The slowing activity, and the major call for a global recession started pressuring oil and commodity prices to the downside. The barrel of US crude trades a touch above the $106pb at the time of writing. Oil bears get ready to test the $100pb support for a deeper medium-term correction, and iShares diversified commodity index is down by 12% since the June 8 peak.
Tightening tightening tightening
Norway delivered a bigger than expected 50bp hike, and Banxico rose by 75bp hike, the country’s biggest rate hike ever, and said it will continue doing so if conditions require.

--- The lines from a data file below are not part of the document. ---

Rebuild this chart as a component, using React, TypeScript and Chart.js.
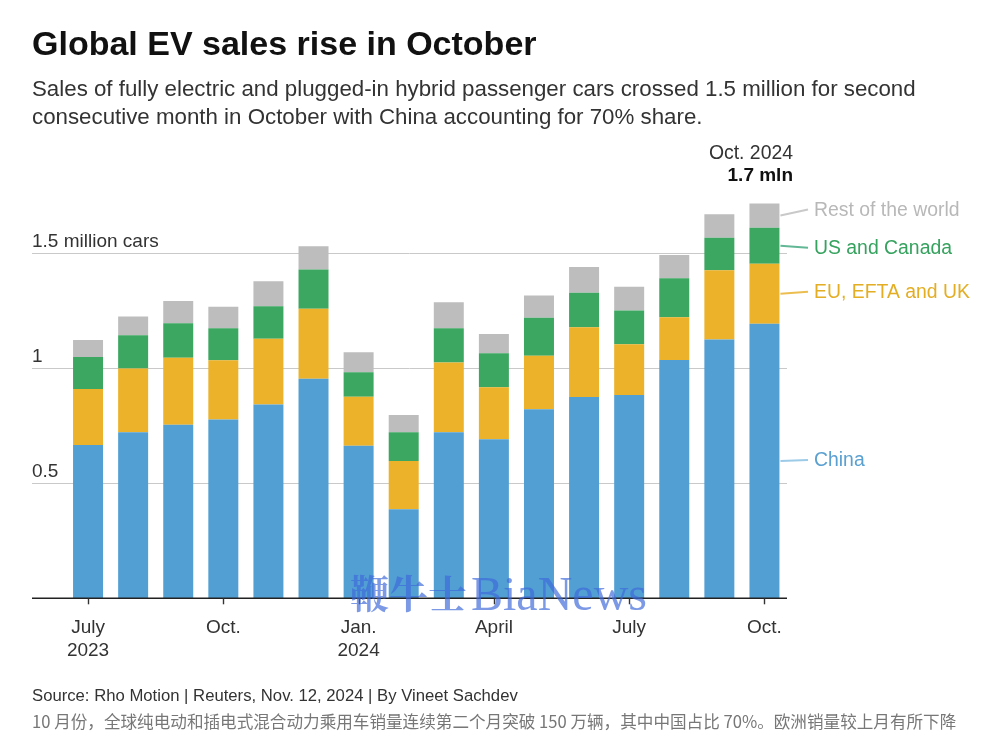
import React, { useEffect, useRef } from "react";
import { Chart, registerables } from "chart.js";

Chart.register(...registerables);

// ---- data ----
const months = [
  "Jul 2023", "Aug 2023", "Sep 2023", "Oct 2023", "Nov 2023", "Dec 2023",
  "Jan 2024", "Feb 2024", "Mar 2024", "Apr 2024", "May 2024", "Jun 2024",
  "Jul 2024", "Aug 2024", "Sep 2024", "Oct 2024",
];
const xTickLabels: (string | string[])[] = [
  ["July", "2023"], "", "", "Oct.", "", "", ["Jan.", "2024"], "", "", "April", "", "", "July", "", "", "Oct.",
];
const china = [0.667, 0.722, 0.755, 0.777, 0.843, 0.955, 0.663, 0.387, 0.722, 0.691, 0.822, 0.875, 0.884, 1.036, 1.125, 1.194];
const euEftaUk = [0.243, 0.277, 0.291, 0.258, 0.285, 0.304, 0.213, 0.210, 0.303, 0.227, 0.233, 0.304, 0.221, 0.186, 0.301, 0.261];
const usCanada = [0.139, 0.145, 0.150, 0.139, 0.142, 0.171, 0.107, 0.125, 0.149, 0.147, 0.165, 0.149, 0.146, 0.170, 0.142, 0.156];
const restOfWorld = [0.074, 0.081, 0.097, 0.094, 0.109, 0.101, 0.087, 0.075, 0.113, 0.084, 0.096, 0.112, 0.104, 0.101, 0.102, 0.106];
const seriesNames = ["China", "EU, EFTA and UK", "US and Canada", "Rest of the world"];
const yGridValues = [0.5, 1, 1.5];
const yTickLabels = ["0.5", "1", "1.5 million cars"];
const annotationTitle = "Oct. 2024";
const annotationValue = "1.7 mln";

// ---- styles ----
const FONT = '"Liberation Sans", Arial, Helvetica, sans-serif';
const barColors = ["#529fd3", "#ebb22a", "#3ca760", "#bdbdbd"];
const labelColors = ["#5aa0d1", "#e3ae24", "#35a25e", "#b8b8b8"];
const lineColors = ["#9ccbe8", "#ecbe50", "#62b896", "#c9c9c9"];
const labelDy = [-1, -2, 2, -6];
const AXIS_LEFT = 32;

const overlayPlugin = {
  id: "overlay",
  beforeDatasetsDraw(chart: any) {
    const { ctx, chartArea } = chart;
    const y = chart.scales.y;
    ctx.save();
    ctx.strokeStyle = "#c9c9c9";
    ctx.lineWidth = 1;
    yGridValues.forEach((v) => {
      const py = Math.round(y.getPixelForValue(v)) + 0.5;
      ctx.beginPath();
      ctx.moveTo(AXIS_LEFT, py);
      ctx.lineTo(chartArea.right, py);
      ctx.stroke();
    });
    ctx.fillStyle = "#333";
    ctx.font = `19px ${FONT}`;
    ctx.textAlign = "left";
    ctx.textBaseline = "alphabetic";
    yGridValues.forEach((v, i) => {
      ctx.fillText(yTickLabels[i], AXIS_LEFT, y.getPixelForValue(v) - 6.5);
    });
    ctx.restore();
  },
  afterDatasetsDraw(chart: any) {
    const { ctx, chartArea } = chart;
    const y = chart.scales.y;
    const x = chart.scales.x;
    ctx.save();
    // baseline
    const by = y.getPixelForValue(0);
    ctx.strokeStyle = "#222";
    ctx.lineWidth = 1.6;
    ctx.beginPath();
    ctx.moveTo(AXIS_LEFT, by);
    ctx.lineTo(chartArea.right, by);
    ctx.stroke();
    // tick marks
    ctx.lineWidth = 1.4;
    ctx.strokeStyle = "#333";
    xTickLabels.forEach((l, i) => {
      if (!l || (Array.isArray(l) && !l.length)) return;
      const px = Math.round(x.getPixelForValue(i)) + 0.5;
      ctx.beginPath();
      ctx.moveTo(px, by);
      ctx.lineTo(px, by + 6);
      ctx.stroke();
    });
    // direct labels next to last bar
    const last = months.length - 1;
    const lineEnd = 808;
    for (let d = 0; d < 4; d++) {
      const el: any = chart.getDatasetMeta(d).data[last];
      const mid = (el.y + el.base) / 2;
      const right = el.x + el.width / 2 + 1;
      const ly = mid + labelDy[d];
      ctx.strokeStyle = lineColors[d];
      ctx.lineWidth = 2;
      ctx.beginPath();
      ctx.moveTo(right, mid);
      ctx.lineTo(lineEnd, ly);
      ctx.stroke();
      ctx.fillStyle = labelColors[d];
      ctx.font = `19.4px ${FONT}`;
      ctx.textAlign = "left";
      ctx.textBaseline = "middle";
      ctx.fillText(seriesNames[d], 814, ly + 1);
    }
    // annotation above last bar
    ctx.textAlign = "right";
    ctx.textBaseline = "alphabetic";
    ctx.fillStyle = "#333";
    ctx.font = `19.4px ${FONT}`;
    ctx.fillText(annotationTitle, 793, 159);
    ctx.fillStyle = "#111";
    ctx.font = `bold 19px ${FONT}`;
    ctx.fillText(annotationValue, 793, 181);
    ctx.restore();
  },
  afterDraw(chart: any) {
    const { ctx } = chart;
    ctx.save();
    ctx.fillStyle = "rgba(62, 104, 218, 0.68)";
    ctx.textAlign = "left";
    ctx.textBaseline = "alphabetic";
    ctx.font = `bold 39px "Noto Serif CJK SC", "Noto Sans CJK SC", serif`;
    ctx.fillText("鞭牛士", 350, 608);
    ctx.font = `48px "Liberation Serif", "DejaVu Serif", serif`;
    ctx.fillText("BiaNews", 471, 610);
    ctx.restore();
  },
};

export default function App() {
  const canvasRef = useRef<HTMLCanvasElement | null>(null);

  useEffect(() => {
    if (!canvasRef.current) return;
    const data = [china, euEftaUk, usCanada, restOfWorld];
    const chart = new Chart(canvasRef.current, {
      type: "bar",
      data: {
        labels: months,
        datasets: data.map((vals, i) => ({
          label: seriesNames[i],
          data: vals,
          backgroundColor: barColors[i],
          borderWidth: 0,
          categoryPercentage: 1,
          barPercentage: 0.665,
        })),
      },
      options: {
        responsive: false,
        animation: false,
        devicePixelRatio: 1,
        layout: { padding: { left: 65.5, right: 213, top: 138.3, bottom: 65.7 } },
        plugins: { legend: { display: false }, tooltip: { enabled: false } },
        scales: {
          x: {
            stacked: true,
            offset: true,
            grid: { display: false },
            border: { display: false },
            ticks: {
              autoSkip: false,
              maxRotation: 0,
              minRotation: 0,
              padding: 10.2,
              color: "#333",
              font: { family: FONT, size: 19, lineHeight: 1.2 },
              callback: (_v: any, i: number) => xTickLabels[i],
            },
            afterFit: (scale: any) => {
              scale.height = 80;
            },
          },
          y: {
            stacked: true,
            display: false,
            min: 0,
            max: 2,
          },
        },
      },
      plugins: [overlayPlugin],
    });
    return () => chart.destroy();
  }, []);

  const abs = (s: React.CSSProperties): React.CSSProperties => ({ position: "absolute", margin: 0, whiteSpace: "nowrap", ...s });

  return (
    <div style={{ position: "fixed", left: 0, top: 0, width: 1000, height: 744, background: "#fff", overflow: "hidden", fontFamily: FONT }}>
      <canvas ref={canvasRef} width={1000} height={744} style={{ position: "absolute", left: 0, top: 0, width: 1000, height: 744 }} />
      <div style={abs({ left: 32, top: 23.2, fontSize: 34, lineHeight: "40px", fontWeight: 700, color: "#111" })}>
        Global EV sales rise in October
      </div>
      <div style={abs({ left: 32, top: 75.2, fontSize: 22.3, lineHeight: "28px", color: "#333" })}>
        Sales of fully electric and plugged-in hybrid passenger cars crossed 1.5 million for second
        <br />
        consecutive month in October with China accounting for 70% share.
      </div>
      <div style={abs({ left: 32, top: 686, fontSize: 16.7, lineHeight: "20px", color: "#333" })}>
        Source: Rho Motion | Reuters, Nov. 12, 2024 | By Vineet Sachdev
      </div>
      <div style={abs({ left: 32, top: 709, fontSize: 16.6, lineHeight: "24px", color: "#777", fontFamily: `"Noto Sans CJK SC", ${FONT}` })}>
        10 月份，全球纯电动和插电式混合动力乘用车销量连续第二个月突破 150 万辆，其中中国占比 70%。欧洲销量较上月有所下降
      </div>
    </div>
  );
}
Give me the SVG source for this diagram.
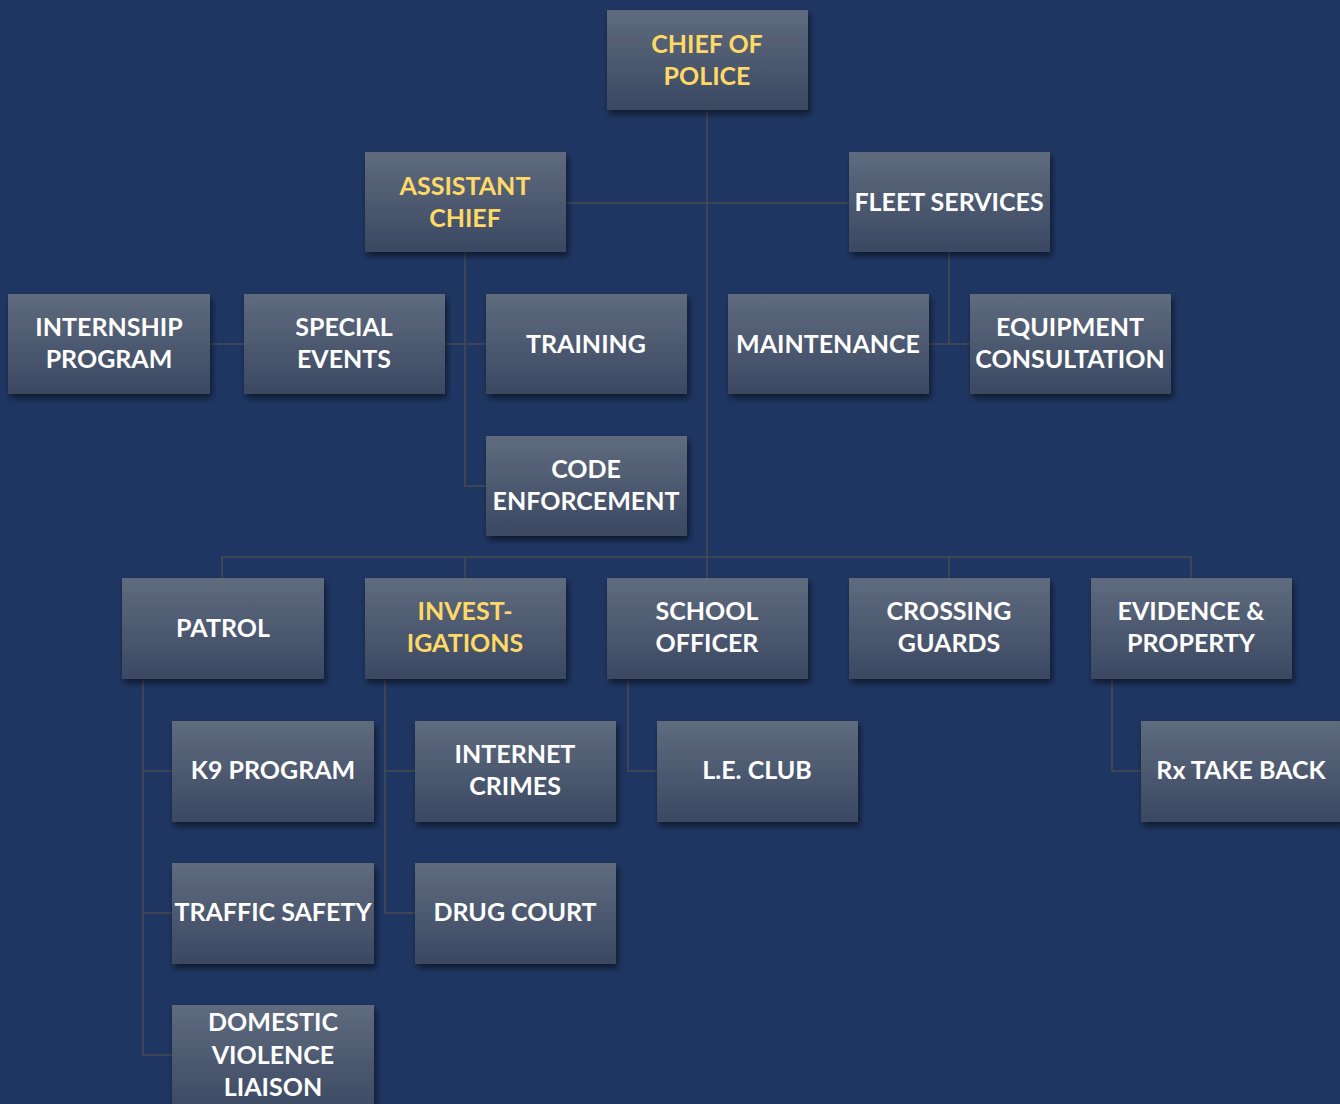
<svg xmlns="http://www.w3.org/2000/svg" width="1340" height="1104" viewBox="0 0 1340 1104">
<defs>
<linearGradient id="g" x1="0" y1="0" x2="0" y2="1">
<stop offset="0" stop-color="#5f6b7e"/>
<stop offset="1" stop-color="#3b4862"/>
</linearGradient>
<filter id="sh" x="-10%" y="-10%" width="130%" height="140%">
<feDropShadow dx="2" dy="4" stdDeviation="3" flood-color="#000" flood-opacity="0.55"/>
</filter>
</defs>
<style>
.b{fill:url(#g);filter:url(#sh)}
text{font-family:Lato,"Liberation Sans",sans-serif;font-weight:bold;font-size:25px;fill:#ffffff;text-anchor:middle}
.y{fill:#ffd966}
.c{stroke:#3c4655;stroke-width:2;fill:none}
</style>
<rect width="1340" height="1104" fill="#1f3662"/>
<g id="connectors" class="c">
<path d="M707 110V557"/>
<path d="M566 203H849"/>
<path d="M465 252V486H486"/>
<path d="M445 344H486"/>
<path d="M210 344H244"/>
<path d="M949 252V344"/>
<path d="M929 344H970"/>
<path d="M222 578V557H1191V578"/>
<path d="M465 557V578"/>
<path d="M707 557V578"/>
<path d="M949 557V578"/>
<path d="M143 679V1055H172"/>
<path d="M143 771H172"/>
<path d="M143 913H172"/>
<path d="M385 679V913H415"/>
<path d="M385 771H415"/>
<path d="M628 679V771H657"/>
<path d="M1112 679V771H1141"/>
</g>
<g id="chief"><rect class="b" x="607" y="10" width="201" height="100"/><text class="y" x="707" y="53">CHIEF OF</text><text class="y" x="707" y="85">POLICE</text></g>
<g id="assistant-chief"><rect class="b" x="365" y="152" width="201" height="100"/><text class="y" x="465" y="195">ASSISTANT</text><text class="y" x="465" y="227">CHIEF</text></g>
<g id="fleet-services"><rect class="b" x="849" y="152" width="201" height="100"/><text x="949" y="211">FLEET SERVICES</text></g>
<g id="internship"><rect class="b" x="8" y="294" width="202" height="100"/><text x="109" y="336">INTERNSHIP</text><text x="109" y="368">PROGRAM</text></g>
<g id="special-events"><rect class="b" x="244" y="294" width="201" height="100"/><text x="344" y="336">SPECIAL</text><text x="344" y="368">EVENTS</text></g>
<g id="training"><rect class="b" x="486" y="294" width="201" height="100"/><text x="586" y="353">TRAINING</text></g>
<g id="maintenance"><rect class="b" x="728" y="294" width="201" height="100"/><text x="828" y="353">MAINTENANCE</text></g>
<g id="equipment"><rect class="b" x="970" y="294" width="201" height="100"/><text x="1070" y="336">EQUIPMENT</text><text x="1070" y="368">CONSULTATION</text></g>
<g id="code-enforcement"><rect class="b" x="486" y="436" width="201" height="100"/><text x="586" y="478">CODE</text><text x="586" y="510">ENFORCEMENT</text></g>
<g id="patrol"><rect class="b" x="122" y="578" width="202" height="101"/><text x="223" y="637">PATROL</text></g>
<g id="investigations"><rect class="b" x="365" y="578" width="201" height="101"/><text class="y" x="465" y="620">INVEST-</text><text class="y" x="465" y="652">IGATIONS</text></g>
<g id="school-officer"><rect class="b" x="607" y="578" width="201" height="101"/><text x="707" y="620">SCHOOL</text><text x="707" y="652">OFFICER</text></g>
<g id="crossing-guards"><rect class="b" x="849" y="578" width="201" height="101"/><text x="949" y="620">CROSSING</text><text x="949" y="652">GUARDS</text></g>
<g id="evidence"><rect class="b" x="1091" y="578" width="201" height="101"/><text x="1191" y="620">EVIDENCE &amp;</text><text x="1191" y="652">PROPERTY</text></g>
<g id="k9"><rect class="b" x="172" y="721" width="202" height="101"/><text x="273" y="779">K9 PROGRAM</text></g>
<g id="internet-crimes"><rect class="b" x="415" y="721" width="201" height="101"/><text x="515" y="763">INTERNET</text><text x="515" y="795">CRIMES</text></g>
<g id="le-club"><rect class="b" x="657" y="721" width="201" height="101"/><text x="757" y="779">L.E. CLUB</text></g>
<g id="rx-take-back"><rect class="b" x="1141" y="721" width="201" height="101"/><text x="1241" y="779">Rx TAKE BACK</text></g>
<g id="traffic-safety"><rect class="b" x="172" y="863" width="202" height="101"/><text x="273" y="921">TRAFFIC SAFETY</text></g>
<g id="drug-court"><rect class="b" x="415" y="863" width="201" height="101"/><text x="515" y="921">DRUG COURT</text></g>
<g id="domestic-violence"><rect class="b" x="172" y="1005" width="202" height="110"/><text x="273" y="1031">DOMESTIC</text><text x="273" y="1064">VIOLENCE</text><text x="273" y="1096">LIAISON</text></g>
</svg>
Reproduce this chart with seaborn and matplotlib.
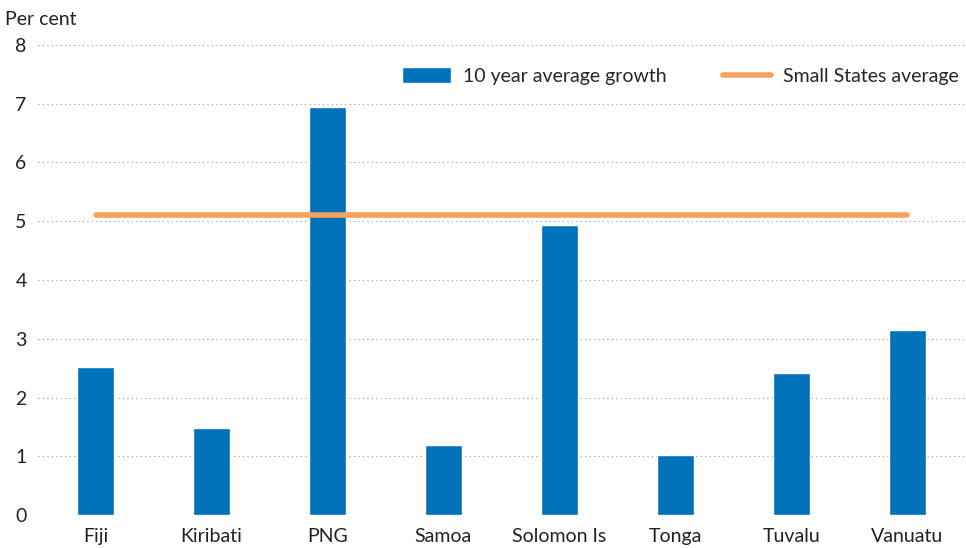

Only the eccentric Turkey kept it policy rate at 14%.
From bad to worse
Moscow cuts the gas supply to Germany via Nord Stream 1, leading to another spike in the European natural gas futures. Germany warned that cutting Germany’s energy supplies would spark a collapse in energy markets, comparing itself to Lehman Brothers which fell and triggered the terrible subprime crisis back in 2007/2008.
The higher gas prices should keep the pressure high for oil, as although the prospects of demand are being cut, the production remains limited to the refining capacity.
A calm session ahead?
European and US futures hint at a hopefully calm session before the weekly closing bell. We don’t have much on today’s economic calendar besides the University of Michigan’s sentiment index, which we know will look morose. But other than that, we will probably wrap up the week with Powell’s warning that the US economy will certainly not have a soft landing as a result of the Federal Reserve’s (Fed) aggressive fight against inflation.
In the FX, the US dollar hasn’t recorded a fresh high since about ten days, and the prospects of slowing US growth, the rising probability of recession and the increasingly hawkish policy stance from other major central banks should prevent the greenback from gaining a fresh positive momentum.